--- Source material ---
__________________________________________________

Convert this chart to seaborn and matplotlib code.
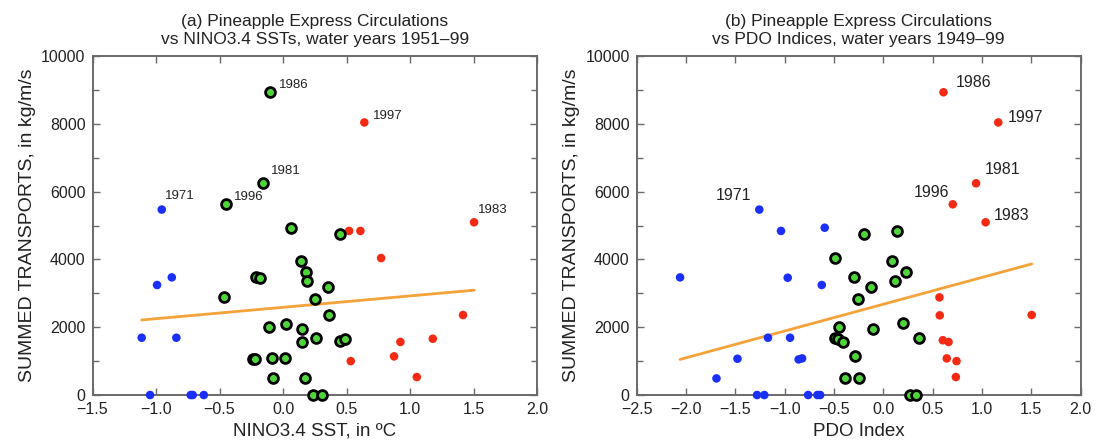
import matplotlib
matplotlib.use("Agg")
import matplotlib.pyplot as plt
from matplotlib.ticker import MultipleLocator, FuncFormatter
import numpy as np
import pandas as pd
import seaborn as sns

# ---------------------------------------------------------------------------
# Panel (a): seasonal Pineapple Express transports vs NINO3.4 SST, 1951-99
# ---------------------------------------------------------------------------
nino_cool_sst = [-0.955, -0.876, -0.992, -1.113, -0.840, -1.047, -0.727, -0.711, -0.624]
nino_cool_transport = [5470, 3470, 3245, 1690, 1690, 0, 0, 0, 0]

nino_neutral_sst = [-0.10, -0.157, -0.45, 0.06, 0.139, 0.181, 0.187, -0.213, -0.181,
                    -0.467, -0.113, 0.024, 0.152, 0.152, -0.24, -0.22, -0.084, 0.018,
                    -0.079, 0.171, 0.352, 0.254, 0.36, 0.26, 0.449, 0.486, 0.449,
                    0.239, 0.305]
nino_neutral_transport = [8930, 6245, 5625, 4935, 3940, 3640, 3360, 3470, 3460,
                          2890, 2005, 2105, 1940, 1575, 1060, 1070, 1080, 1090,
                          490, 500, 3180, 2840, 2350, 1690, 1590, 1640, 4760,
                          0, 0]

nino_warm_sst = [0.64, 1.504, 0.52, 0.609, 0.772, 1.417, 1.179, 0.924, 0.874, 0.533, 1.053]
nino_warm_transport = [8040, 5095, 4840, 4840, 4040, 2360, 1660, 1565, 1140, 1000, 530]

nino_years = ["1971", "1986", "1981", "1996", "1997", "1983"]
nino_year_sst = [-0.955, -0.10, -0.157, -0.45, 0.64, 1.504]
nino_year_transport = [5470, 8930, 6245, 5625, 8040, 5095]

# ---------------------------------------------------------------------------
# Panel (b): the same transports vs the PDO index, 1949-99
# ---------------------------------------------------------------------------
pdo_cool_index = [-1.257, -1.037, -0.594, -2.06, -0.969, -0.624, -1.169, -0.945,
                  -1.478, -0.858, -0.823, -1.691, -1.28, -1.206, -0.762, -0.668, -0.640]
pdo_cool_transport = [5470, 4840, 4935, 3470, 3460, 3245, 1690, 1690,
                      1070, 1050, 1080, 490, 0, 0, 0, 0, 0]

pdo_neutral_index = [-0.488, -0.447, -0.492, -0.461, -0.407, -0.393, -0.20, 0.135,
                     0.088, 0.227, 0.118, -0.302, -0.122, -0.258, -0.109, 0.203,
                     0.366, -0.292, -0.244, 0.27, 0.33]
pdo_neutral_transport = [4030, 2005, 1690, 1645, 1575, 500, 4760, 4840,
                         3940, 3640, 3360, 3470, 3180, 2840, 1940, 2115,
                         1670, 1140, 500, 0, 0]

pdo_warm_index = [0.61, 1.165, 0.94, 0.704, 1.037, 0.569, 0.572, 1.504,
                  0.603, 0.661, 0.643, 0.742, 0.735]
pdo_warm_transport = [8930, 8040, 6245, 5625, 5095, 2880, 2350, 2360,
                      1615, 1565, 1080, 1000, 530]

pdo_years = ["1971", "1986", "1997", "1981", "1996", "1983"]
pdo_year_index = [-1.257, 0.61, 1.165, 0.94, 0.704, 1.037]
pdo_year_transport = [5470, 8930, 8040, 6245, 5625, 5095]

# ---------------------------------------------------------------------------
BLUE = "#1a30f8"
RED = "#f42a14"
GREEN = "#4fd43c"
ORANGE = "#f4a23a"
AXIS_GREY = "#6a6a6a"
TEXT = "#222222"

sns.set_theme(style="ticks")
plt.rcParams["font.family"] = ["Liberation Sans", "DejaVu Sans"]
plt.rcParams["axes.edgecolor"] = AXIS_GREY


def build_frame(cool_x, cool_y, neu_x, neu_y, warm_x, warm_y):
    parts = [
        pd.DataFrame({"x": cool_x, "y": cool_y, "phase": "cool"}),
        pd.DataFrame({"x": neu_x, "y": neu_y, "phase": "neutral"}),
        pd.DataFrame({"x": warm_x, "y": warm_y, "phase": "warm"}),
    ]
    return pd.concat(parts, ignore_index=True)


def minus_fmt(v, _pos):
    return f"{v:.1f}".replace("-", "\u2212")


def draw_panel(ax, df, xlim, title, xlabel, years, yx, yy, offsets, label_size):
    sns.regplot(data=df, x="x", y="y", ax=ax, scatter=False, ci=None,
                truncate=True, line_kws=dict(color=ORANGE, lw=2.0, zorder=2))
    sns.scatterplot(data=df[df.phase == "cool"], x="x", y="y", ax=ax,
                    color=BLUE, s=38, edgecolor="none", zorder=3, clip_on=False)
    sns.scatterplot(data=df[df.phase == "warm"], x="x", y="y", ax=ax,
                    color=RED, s=38, edgecolor="none", zorder=3, clip_on=False)
    sns.scatterplot(data=df[df.phase == "neutral"], x="x", y="y", ax=ax,
                    color=GREEN, s=50, edgecolor="black", linewidth=2.0,
                    zorder=4, clip_on=False)

    for yr, px, py in zip(years, yx, yy):
        dx, dy, ha = offsets[yr]
        ax.annotate(yr, (px, py), xytext=(dx, dy), textcoords="offset points",
                    ha=ha, va="center", fontsize=label_size, color=TEXT)

    ax.set_xlim(*xlim)
    ax.set_ylim(0, 10000)
    ax.xaxis.set_major_locator(MultipleLocator(0.5))
    ax.xaxis.set_major_formatter(FuncFormatter(minus_fmt))
    ax.yaxis.set_major_locator(MultipleLocator(2000))
    ax.yaxis.set_minor_locator(MultipleLocator(1000))
    ax.tick_params(axis="both", which="both", direction="in", top=True,
                   right=True, colors=AXIS_GREY, labelcolor=TEXT,
                   labelsize=11.5, width=1.0)
    ax.tick_params(axis="x", which="major", length=5, pad=5)
    ax.tick_params(axis="y", which="major", length=5, pad=5)
    ax.tick_params(axis="both", which="minor", length=4)
    for sp in ax.spines.values():
        sp.set_linewidth(1.4)
        sp.set_color(AXIS_GREY)

    ax.set_xlabel(xlabel, fontsize=13.5, color=TEXT, labelpad=4)
    ax.set_ylabel("SUMMED TRANSPORTS, in kg/m/s", fontsize=14, color=TEXT,
                  labelpad=4)
    ax.set_title(title, fontsize=12.5, color=TEXT, linespacing=1.2, pad=9)


fig = plt.figure(figsize=(10.99, 4.42), dpi=100)
ax_a = fig.add_axes([0.0842, 0.1063, 0.4045, 0.767])
ax_b = fig.add_axes([0.5793, 0.1063, 0.4040, 0.767])

nino_df = build_frame(nino_cool_sst, nino_cool_transport,
                      nino_neutral_sst, nino_neutral_transport,
                      nino_warm_sst, nino_warm_transport)
pdo_df = build_frame(pdo_cool_index, pdo_cool_transport,
                     pdo_neutral_index, pdo_neutral_transport,
                     pdo_warm_index, pdo_warm_transport)

nino_offsets = {"1971": (2.5, 9.5, "left"), "1986": (6, 5, "left"),
                "1981": (5.5, 8.5, "left"), "1996": (6, 5.5, "left"),
                "1997": (6, 4.5, "left"), "1983": (2.5, 8.5, "left")}
pdo_offsets = {"1971": (-6, 10, "right"), "1986": (8.5, 7, "left"),
               "1997": (7, 3.5, "left"), "1981": (6.5, 10, "left"),
               "1996": (-2.5, 8.5, "right"), "1983": (5.5, 5, "left")}

draw_panel(ax_a, nino_df, (-1.5, 2.0),
           "(a) Pineapple Express Circulations\nvs NINO3.4 SSTs, water years 1951\u201399",
           "NINO3.4 SST, in \u00baC", nino_years, nino_year_sst, nino_year_transport,
           nino_offsets, 9.5)
draw_panel(ax_b, pdo_df, (-2.5, 2.0),
           "(b) Pineapple Express Circulations\nvs PDO Indices, water years 1949\u201399",
           "PDO Index", pdo_years, pdo_year_index, pdo_year_transport,
           pdo_offsets, 11.5)

fig.savefig("out.png", dpi=100, facecolor="white")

__________________________________________________

--- Exercise description ---
Extract, word for word, each line from the top of the data down to and including the line with "import seaborn as sns"; skip the pictures.

--- Task output ---
Convert this chart to seaborn and matplotlib code.
import matplotlib
matplotlib.use("Agg")
import matplotlib.pyplot as plt
from matplotlib.ticker import MultipleLocator, FuncFormatter
import numpy as np
import pandas as pd
import seaborn as sns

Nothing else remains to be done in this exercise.